Bonds with the longest maturities are typically priced at the highest above par. Canada’s second-largest wireless carrier, BCE Inc., has seen its C$150 million ($146.2 million) of 10 percent notes due December 2054 rise to 173 Canadian cents on the dollar, while Virginia Electric & Power Co.’s $700 million of 8.875 percent debentures maturing November 2038 are at 173 cents, according to the indexes.
Besides interest rates, corporate bond buyers must also contend with credit risk.

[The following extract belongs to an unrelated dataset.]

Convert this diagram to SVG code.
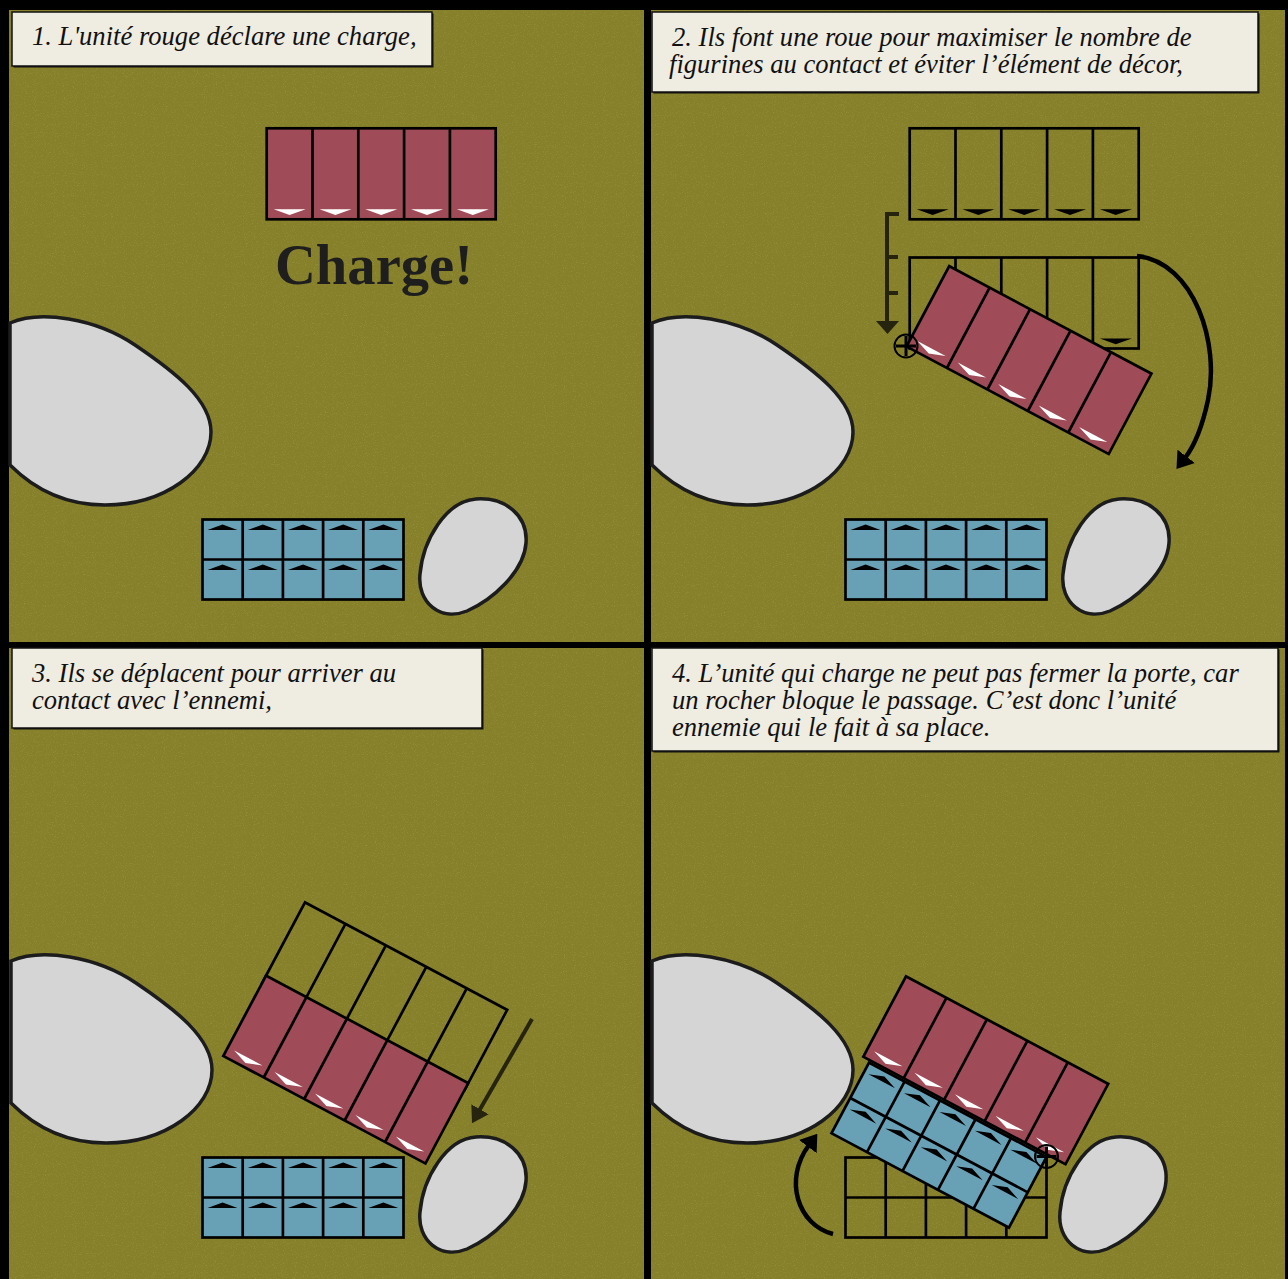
<svg xmlns="http://www.w3.org/2000/svg" xmlns:xlink="http://www.w3.org/1999/xlink" width="1288" height="1279" viewBox="0 0 1288 1279">
<style>
.panel{fill:#86802a}
.box{fill:#efece2;stroke:#111;stroke-width:1.5}
.boxsh{fill:#111}
.cap{font-family:"Liberation Serif","Times New Roman",serif;font-style:italic;font-size:26.6px;fill:#111}
.rock{fill:#d5d5d5;stroke:#1c1c1c;stroke-width:3.5}
.unit{stroke:#000;stroke-width:2.7;stroke-linejoin:miter}
.red{fill:#a04c58}
.blue{fill:#68a1b6}
.ghost{fill:none}
.wtri{fill:#fff}
.btri{fill:#000}
.arc{fill:none;stroke:#000;stroke-width:4.5}
.dark{fill:none;stroke:#26240f;stroke-width:4}
</style>
<defs>
<filter id="grain" x="0" y="0" width="100%" height="100%">
<feTurbulence type="fractalNoise" baseFrequency="0.9" numOctaves="2" seed="3" result="n"/>
<feColorMatrix type="matrix" values="0 0 0 0 0.75  0 0 0 0 0.72  0 0 0 0 0.35  0 0 0 1.4 -0.75"/>
</filter>
<marker id="ahB" viewBox="0 0 16 22" refX="2" refY="11" markerWidth="16" markerHeight="22" orient="auto" markerUnits="userSpaceOnUse"><path d="M0 0 L16 11 L0 22 z" fill="#000"/></marker>
<marker id="ahD" viewBox="0 0 16 20" refX="2" refY="10" markerWidth="16" markerHeight="20" orient="auto" markerUnits="userSpaceOnUse"><path d="M0 0 L16 10 L0 20 z" fill="#26240f"/></marker>
<path id="bigRock" d="M 10 323 C 40 310, 95 318, 135 345 C 175 372, 211 400, 211 432 C 211 470, 165 505, 105 505 C 62 505, 32 487, 10 465 Z"/>
<path id="smallRock" d="M 476 499 C 506 497, 528 516, 526 543 C 524 572, 492 600, 467 611 C 440 622, 417 602, 420 574 C 423 540, 446 501, 476 499 Z"/>
<g id="redUnit">
<rect class="unit red" x="0" y="0" width="229" height="91"/>
<path class="unit" fill="none" d="M45.8 0V91M91.6 0V91M137.4 0V91M183.2 0V91"/>
<path class="wtri" d="M7 81L39 81L22.9 86.7zM52.8 81L84.8 81L68.7 86.7zM98.6 81L130.6 81L114.5 86.7zM144.4 81L176.4 81L160.3 86.7zM190.2 81L222.2 81L206.1 86.7z"/>
</g>
<g id="ghostCols">
<rect class="unit ghost" x="0" y="0" width="229" height="91"/>
<path class="unit" fill="none" d="M45.8 0V91M91.6 0V91M137.4 0V91M183.2 0V91"/>
</g>
<g id="blueUnit">
<rect class="unit blue" x="0" y="0" width="201" height="80"/>
<path class="unit" fill="none" d="M40.2 0V80M80.4 0V80M120.6 0V80M160.8 0V80M0 40H201"/>
<path class="btri" d="M5 10.5L35 10.5L20.1 5zM45.2 10.5L75.2 10.5L60.3 5zM85.4 10.5L115.4 10.5L100.5 5zM125.6 10.5L155.6 10.5L140.7 5zM165.8 10.5L195.8 10.5L180.9 5zM5 50.5L35 50.5L20.1 45zM45.2 50.5L75.2 50.5L60.3 45zM85.4 50.5L115.4 50.5L100.5 45zM125.6 50.5L155.6 50.5L140.7 45zM165.8 50.5L195.8 50.5L180.9 45z"/>
</g>
<g id="pivot">
<circle r="11.5" fill="none" stroke="#000" stroke-width="2"/>
<path d="M-10 0H10M0 -10V10" stroke="#000" stroke-width="3"/>
</g>
</defs>

<rect x="0" y="0" width="1288" height="1279" fill="#000"/>

<g id="panel1">
<rect class="panel" x="9" y="10" width="635" height="632"/>
<rect x="9" y="10" width="635" height="632" filter="url(#grain)" opacity="0.35"/>
</g>
<g id="panel2">
<rect class="panel" x="651" y="10" width="634" height="632"/>
<rect x="651" y="10" width="634" height="632" filter="url(#grain)" opacity="0.35"/>
</g>
<g id="panel3">
<rect class="panel" x="9" y="648" width="635" height="631"/>
<rect x="9" y="648" width="635" height="631" filter="url(#grain)" opacity="0.35"/>
</g>
<g id="panel4">
<rect class="panel" x="651" y="648" width="634" height="631"/>
<rect x="651" y="648" width="634" height="631" filter="url(#grain)" opacity="0.35"/>
</g>

<!-- Panel 1 -->
<g id="p1-rock-big"><use href="#bigRock" class="rock"/></g>
<g id="p1-rock-small"><use href="#smallRock" class="rock"/></g>
<g id="p1-red"><use href="#redUnit" transform="translate(266.7,128.3)"/></g>
<g id="p1-blue"><use href="#blueUnit" transform="translate(202.5,519.5)"/></g>
<g id="p1-charge"><text x="275" y="284" font-family="'Liberation Serif','Times New Roman',serif" font-weight="bold" font-size="58" textLength="198" lengthAdjust="spacingAndGlyphs" fill="#1e1e1e">Charge!</text></g>
<g id="p1-caption">
<rect class="boxsh" x="13.5" y="13.5" width="420" height="54"/>
<rect class="box" x="12" y="12" width="420" height="54"/>
<text class="cap" x="32" y="45">1. L'unité rouge déclare une charge,</text>
</g>

<!-- Panel 2 -->
<g id="p2-rock-big"><use href="#bigRock" class="rock" transform="translate(642,0)"/></g>
<g id="p2-rock-small"><use href="#smallRock" class="rock" transform="translate(643,0)"/></g>
<g id="p2-blue"><use href="#blueUnit" transform="translate(845.5,519.5)"/></g>
<g id="p2-start">
<use href="#ghostCols" transform="translate(909.7,128.3)"/>
<path class="btri" transform="translate(909.7,128.3)" d="M7 81L39 81L22.9 86.7zM52.8 81L84.8 81L68.7 86.7zM98.6 81L130.6 81L114.5 86.7zM144.4 81L176.4 81L160.3 86.7zM190.2 81L222.2 81L206.1 86.7z"/>
</g>
<g id="p2-advanced">
<use href="#ghostCols" transform="translate(909.7,257.5)"/>
<path class="btri" transform="translate(909.7,257.5)" d="M190.2 81L222.2 81L206.1 86.7z"/>
</g>
<g id="p2-red"><use href="#redUnit" transform="translate(906.5,346.5) rotate(28) translate(0,-91)"/></g>
<g id="p2-pivot"><use href="#pivot" transform="translate(906,346)"/></g>
<g id="p2-caption">
<rect class="boxsh" x="653.5" y="13.5" width="606" height="80"/>
<rect class="box" x="652" y="12" width="606" height="80"/>
<text class="cap" x="672" y="46">2. Ils font une roue pour maximiser le nombre de</text>
<text class="cap" x="669" y="73">figurines au contact et éviter l’élément de décor,</text>
</g>

<!-- Panel 3 -->
<g id="p3-rock-big"><use href="#bigRock" class="rock" transform="translate(1,638)"/></g>
<g id="p3-rock-small"><use href="#smallRock" class="rock" transform="translate(0,638)"/></g>
<g id="p3-blue"><use href="#blueUnit" transform="translate(202.5,1157.5)"/></g>
<g id="p3-start"><use href="#ghostCols" transform="translate(223.3,1056) rotate(28) translate(0,-174)"/></g>
<g id="p3-red"><use href="#redUnit" transform="translate(223.3,1056) rotate(28) translate(0,-91)"/></g>
<g id="p3-caption">
<rect class="boxsh" x="13.5" y="649.5" width="470" height="80"/>
<rect class="box" x="12" y="648" width="470" height="80"/>
<text class="cap" x="32" y="682">3. Ils se déplacent pour arriver au</text>
<text class="cap" x="32" y="709">contact avec l’ennemi,</text>
</g>

<!-- Panel 4 -->
<g id="p4-rock-big"><use href="#bigRock" class="rock" transform="translate(642,638)"/></g>
<g id="p4-rock-small"><use href="#smallRock" class="rock" transform="translate(640,638)"/></g>
<g id="p4-blue-start">
<rect class="unit ghost" x="845.5" y="1157.5" width="201" height="80"/>
<path class="unit" fill="none" d="M885.7 1157.5V1237.5M925.9 1157.5V1237.5M966.1 1157.5V1237.5M1006.3 1157.5V1237.5M845.5 1197.5H1046.5"/>
</g>
<g id="p4-blue"><use href="#blueUnit" transform="translate(1046.5,1157) rotate(28) translate(-201,0)"/></g>
<g id="p4-red"><use href="#redUnit" transform="translate(863.3,1056.7) rotate(28) translate(0,-91)"/></g>
<g id="p4-pivot"><use href="#pivot" transform="translate(1046.5,1156.5)"/></g>
<g id="p4-caption">
<rect class="boxsh" x="653.5" y="649.5" width="626" height="103"/>
<rect class="box" x="652" y="648" width="626" height="103"/>
<text class="cap" x="672" y="682">4. L’unité qui charge ne peut pas fermer la porte, car</text>
<text class="cap" x="672" y="709">un rocher bloque le passage. C’est donc l’unité</text>
<text class="cap" x="672" y="736">ennemie qui le fait à sa place.</text>
</g>

<g id="connectors">
<g id="p2-measure">
<path class="dark" d="M887 214V322M885 214H899M885 257H898M885 293H898"/>
<path d="M876 321L899 321L887.5 334z" fill="#26240f"/>
</g>
<path id="p2-wheel" class="arc" d="M1137 256 C1195 262, 1220 345, 1208 400 C1202 428, 1195 445, 1185 458" marker-end="url(#ahB)"/>
<path id="p3-move" class="dark" d="M532 1019 L479 1111" marker-end="url(#ahD)"/>
<path id="p4-wheel" class="arc" d="M833 1234 C798 1225, 783 1180, 809 1145" marker-end="url(#ahB)"/>
</g>
</svg>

The Netherlands seized the subordinated bonds of SNS Reaal NV, the country’s fourth-largest bank, after nationalizing the lender, whose soured real-estate loans threatened it with collapse. Cyprus wiped out bondholders of Cyprus Popular Bank Pcl and will force uninsured depositors to accept losses as it closes down the country’s second-largest lender in return for the nation’s 10 billion-euro ($13 Billion) bailout.
Those events have helped boost the appeal of non-financial corporate bonds, according to Barnaby Martin, a strategist at Bank of America in London.
“Cyprus was the game changer, it was a very scary policy,” he said. “If you try and target bank depositors in a resolution you’re going to get a reallocation out of banks and into assets such as high-grade credit.”
In North America, the value of mergers and acquisitions announced year to date is about $300 billion, a 26 percent increase from the $238 billion announced in the same period a year ago, Bloomberg data show.
Bonds of H.J. Heinz Co. plunged when Warren Buffett and his partners announced their $23 billion buyout in February. The company’s 6.75 percent securities due March 2032, which traded at 123.3 cents on Feb. 11, fell 19.3 cents to as low as 104 cents on Feb. 19 after the bid, Trace prices show.
While individual investors have pulled back from investment-grade debt, institutions are still a net 28 percent overweight, Bank of America’s Martin said, citing an investor survey published on March 15.
“Our survey is far from suggesting the days of reaching for yield in credit are over,” he said. “Quite the opposite.”